**What you should do**
Print all entries word for word.

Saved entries
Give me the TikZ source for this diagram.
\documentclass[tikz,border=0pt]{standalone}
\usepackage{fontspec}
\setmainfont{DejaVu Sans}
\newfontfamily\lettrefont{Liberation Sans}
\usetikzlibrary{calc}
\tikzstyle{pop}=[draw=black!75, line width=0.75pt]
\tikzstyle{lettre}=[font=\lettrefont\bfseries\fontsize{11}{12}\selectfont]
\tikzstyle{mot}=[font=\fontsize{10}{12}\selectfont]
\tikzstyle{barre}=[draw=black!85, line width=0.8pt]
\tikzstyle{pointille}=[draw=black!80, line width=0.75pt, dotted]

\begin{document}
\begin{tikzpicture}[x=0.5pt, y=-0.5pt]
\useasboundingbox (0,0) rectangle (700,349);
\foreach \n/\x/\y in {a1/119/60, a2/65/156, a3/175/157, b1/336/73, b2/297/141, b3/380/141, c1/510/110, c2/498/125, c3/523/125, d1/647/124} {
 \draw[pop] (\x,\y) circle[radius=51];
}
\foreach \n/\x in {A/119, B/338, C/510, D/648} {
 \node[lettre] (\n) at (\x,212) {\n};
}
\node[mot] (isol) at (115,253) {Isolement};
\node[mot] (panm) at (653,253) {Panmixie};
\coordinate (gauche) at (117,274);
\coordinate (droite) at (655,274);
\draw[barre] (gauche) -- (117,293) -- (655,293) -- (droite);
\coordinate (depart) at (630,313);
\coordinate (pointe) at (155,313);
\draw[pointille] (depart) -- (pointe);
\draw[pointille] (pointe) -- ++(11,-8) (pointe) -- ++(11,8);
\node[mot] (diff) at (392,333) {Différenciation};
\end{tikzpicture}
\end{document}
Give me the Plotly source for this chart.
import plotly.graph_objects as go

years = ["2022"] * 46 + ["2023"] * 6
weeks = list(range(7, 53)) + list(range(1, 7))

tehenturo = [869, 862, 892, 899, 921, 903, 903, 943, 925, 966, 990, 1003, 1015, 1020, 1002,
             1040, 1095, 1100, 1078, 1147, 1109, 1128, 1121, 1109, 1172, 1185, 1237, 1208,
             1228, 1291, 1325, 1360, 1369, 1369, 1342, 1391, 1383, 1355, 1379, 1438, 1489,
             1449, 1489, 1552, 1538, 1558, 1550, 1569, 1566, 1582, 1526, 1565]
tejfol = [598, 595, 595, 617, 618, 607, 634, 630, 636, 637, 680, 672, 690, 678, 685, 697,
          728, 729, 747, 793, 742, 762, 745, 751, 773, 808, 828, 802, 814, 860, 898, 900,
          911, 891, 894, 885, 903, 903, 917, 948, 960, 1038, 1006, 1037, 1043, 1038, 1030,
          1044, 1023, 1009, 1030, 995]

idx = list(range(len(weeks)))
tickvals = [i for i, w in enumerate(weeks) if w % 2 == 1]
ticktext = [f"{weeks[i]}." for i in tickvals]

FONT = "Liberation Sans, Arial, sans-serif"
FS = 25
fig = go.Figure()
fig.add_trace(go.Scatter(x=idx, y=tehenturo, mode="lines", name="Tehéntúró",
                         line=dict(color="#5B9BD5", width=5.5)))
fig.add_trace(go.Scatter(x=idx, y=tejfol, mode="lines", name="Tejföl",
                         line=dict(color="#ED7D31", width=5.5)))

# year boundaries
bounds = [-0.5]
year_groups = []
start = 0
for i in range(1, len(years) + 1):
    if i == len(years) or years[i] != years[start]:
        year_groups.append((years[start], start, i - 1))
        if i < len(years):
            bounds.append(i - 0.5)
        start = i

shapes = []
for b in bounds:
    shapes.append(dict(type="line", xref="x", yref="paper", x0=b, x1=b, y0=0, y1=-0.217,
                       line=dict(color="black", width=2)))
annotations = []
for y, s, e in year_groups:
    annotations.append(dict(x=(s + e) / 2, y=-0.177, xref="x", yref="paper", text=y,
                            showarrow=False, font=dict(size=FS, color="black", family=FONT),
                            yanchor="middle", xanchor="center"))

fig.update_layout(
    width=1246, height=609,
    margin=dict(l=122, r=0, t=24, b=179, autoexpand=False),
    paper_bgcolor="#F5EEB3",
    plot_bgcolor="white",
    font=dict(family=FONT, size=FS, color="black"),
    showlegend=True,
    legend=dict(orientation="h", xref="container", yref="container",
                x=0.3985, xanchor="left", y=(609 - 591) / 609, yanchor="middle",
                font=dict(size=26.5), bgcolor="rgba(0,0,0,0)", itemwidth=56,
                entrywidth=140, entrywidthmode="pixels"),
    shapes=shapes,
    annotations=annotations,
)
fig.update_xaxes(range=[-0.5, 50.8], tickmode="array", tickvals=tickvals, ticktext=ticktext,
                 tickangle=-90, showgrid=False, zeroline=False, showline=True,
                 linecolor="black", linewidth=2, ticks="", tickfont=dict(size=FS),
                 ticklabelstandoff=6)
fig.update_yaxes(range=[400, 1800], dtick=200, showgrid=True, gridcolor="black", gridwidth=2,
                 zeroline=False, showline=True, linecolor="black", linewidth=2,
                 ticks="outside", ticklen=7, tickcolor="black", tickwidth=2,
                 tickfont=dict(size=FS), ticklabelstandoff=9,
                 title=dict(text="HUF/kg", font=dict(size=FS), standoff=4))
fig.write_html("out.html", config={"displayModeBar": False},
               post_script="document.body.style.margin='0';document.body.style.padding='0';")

**Result of the task**
Give me the TikZ source for this diagram.
\documentclass[tikz,border=0pt]{standalone}
\usepackage{fontspec}
\setmainfont{DejaVu Sans}
\newfontfamily\lettrefont{Liberation Sans}
\usetikzlibrary{calc}
\tikzstyle{pop}=[draw=black!75, line width=0.75pt]
\tikzstyle{lettre}=[font=\lettrefont\bfseries\fontsize{11}{12}\selectfont]
\tikzstyle{mot}=[font=\fontsize{10}{12}\selectfont]
\tikzstyle{barre}=[draw=black!85, line width=0.8pt]
\tikzstyle{pointille}=[draw=black!80, line width=0.75pt, dotted]

\begin{document}
\begin{tikzpicture}[x=0.5pt, y=-0.5pt]
\useasboundingbox (0,0) rectangle (700,349);
\foreach \n/\x/\y in {a1/119/60, a2/65/156, a3/175/157, b1/336/73, b2/297/141, b3/380/141, c1/510/110, c2/498/125, c3/523/125, d1/647/124} {
 \draw[pop] (\x,\y) circle[radius=51];
}
\foreach \n/\x in {A/119, B/338, C/510, D/648} {
 \node[lettre] (\n) at (\x,212) {\n};
}
\node[mot] (isol) at (115,253) {Isolement};
\node[mot] (panm) at (653,253) {Panmixie};
\coordinate (gauche) at (117,274);
\coordinate (droite) at (655,274);
\draw[barre] (gauche) -- (117,293) -- (655,293) -- (droite);
\coordinate (depart) at (630,313);
\coordinate (pointe) at (155,313);
\draw[pointille] (depart) -- (pointe);
\draw[pointille] (pointe) -- ++(11,-8) (pointe) -- ++(11,8);
\node[mot] (diff) at (392,333) {Différenciation};
\end{tikzpicture}
\end{document}
Give me the Plotly source for this chart.
import plotly.graph_objects as go

years = ["2022"] * 46 + ["2023"] * 6
weeks = list(range(7, 53)) + list(range(1, 7))

tehenturo = [869, 862, 892, 899, 921, 903, 903, 943, 925, 966, 990, 1003, 1015, 1020, 1002,
             1040, 1095, 1100, 1078, 1147, 1109, 1128, 1121, 1109, 1172, 1185, 1237, 1208,
             1228, 1291, 1325, 1360, 1369, 1369, 1342, 1391, 1383, 1355, 1379, 1438, 1489,
             1449, 1489, 1552, 1538, 1558, 1550, 1569, 1566, 1582, 1526, 1565]
tejfol = [598, 595, 595, 617, 618, 607, 634, 630, 636, 637, 680, 672, 690, 678, 685, 697,
          728, 729, 747, 793, 742, 762, 745, 751, 773, 808, 828, 802, 814, 860, 898, 900,
          911, 891, 894, 885, 903, 903, 917, 948, 960, 1038, 1006, 1037, 1043, 1038, 1030,
          1044, 1023, 1009, 1030, 995]

idx = list(range(len(weeks)))
tickvals = [i for i, w in enumerate(weeks) if w % 2 == 1]
ticktext = [f"{weeks[i]}." for i in tickvals]

FONT = "Liberation Sans, Arial, sans-serif"
FS = 25
fig = go.Figure()
fig.add_trace(go.Scatter(x=idx, y=tehenturo, mode="lines", name="Tehéntúró",
                         line=dict(color="#5B9BD5", width=5.5)))
fig.add_trace(go.Scatter(x=idx, y=tejfol, mode="lines", name="Tejföl",
                         line=dict(color="#ED7D31", width=5.5)))

# year boundaries
bounds = [-0.5]
year_groups = []
start = 0
for i in range(1, len(years) + 1):
    if i == len(years) or years[i] != years[start]:
        year_groups.append((years[start], start, i - 1))
        if i < len(years):
            bounds.append(i - 0.5)
        start = i

shapes = []
for b in bounds:
    shapes.append(dict(type="line", xref="x", yref="paper", x0=b, x1=b, y0=0, y1=-0.217,
                       line=dict(color="black", width=2)))
annotations = []
for y, s, e in year_groups:
    annotations.append(dict(x=(s + e) / 2, y=-0.177, xref="x", yref="paper", text=y,
                            showarrow=False, font=dict(size=FS, color="black", family=FONT),
                            yanchor="middle", xanchor="center"))

fig.update_layout(
    width=1246, height=609,
    margin=dict(l=122, r=0, t=24, b=179, autoexpand=False),
    paper_bgcolor="#F5EEB3",
    plot_bgcolor="white",
    font=dict(family=FONT, size=FS, color="black"),
    showlegend=True,
    legend=dict(orientation="h", xref="container", yref="container",
                x=0.3985, xanchor="left", y=(609 - 591) / 609, yanchor="middle",
                font=dict(size=26.5), bgcolor="rgba(0,0,0,0)", itemwidth=56,
                entrywidth=140, entrywidthmode="pixels"),
    shapes=shapes,
    annotations=annotations,
)
fig.update_xaxes(range=[-0.5, 50.8], tickmode="array", tickvals=tickvals, ticktext=ticktext,
                 tickangle=-90, showgrid=False, zeroline=False, showline=True,
                 linecolor="black", linewidth=2, ticks="", tickfont=dict(size=FS),
                 ticklabelstandoff=6)
fig.update_yaxes(range=[400, 1800], dtick=200, showgrid=True, gridcolor="black", gridwidth=2,
                 zeroline=False, showline=True, linecolor="black", linewidth=2,
                 ticks="outside", ticklen=7, tickcolor="black", tickwidth=2,
                 tickfont=dict(size=FS), ticklabelstandoff=9,
                 title=dict(text="HUF/kg", font=dict(size=FS), standoff=4))
fig.write_html("out.html", config={"displayModeBar": False},
               post_script="document.body.style.margin='0';document.body.style.padding='0';")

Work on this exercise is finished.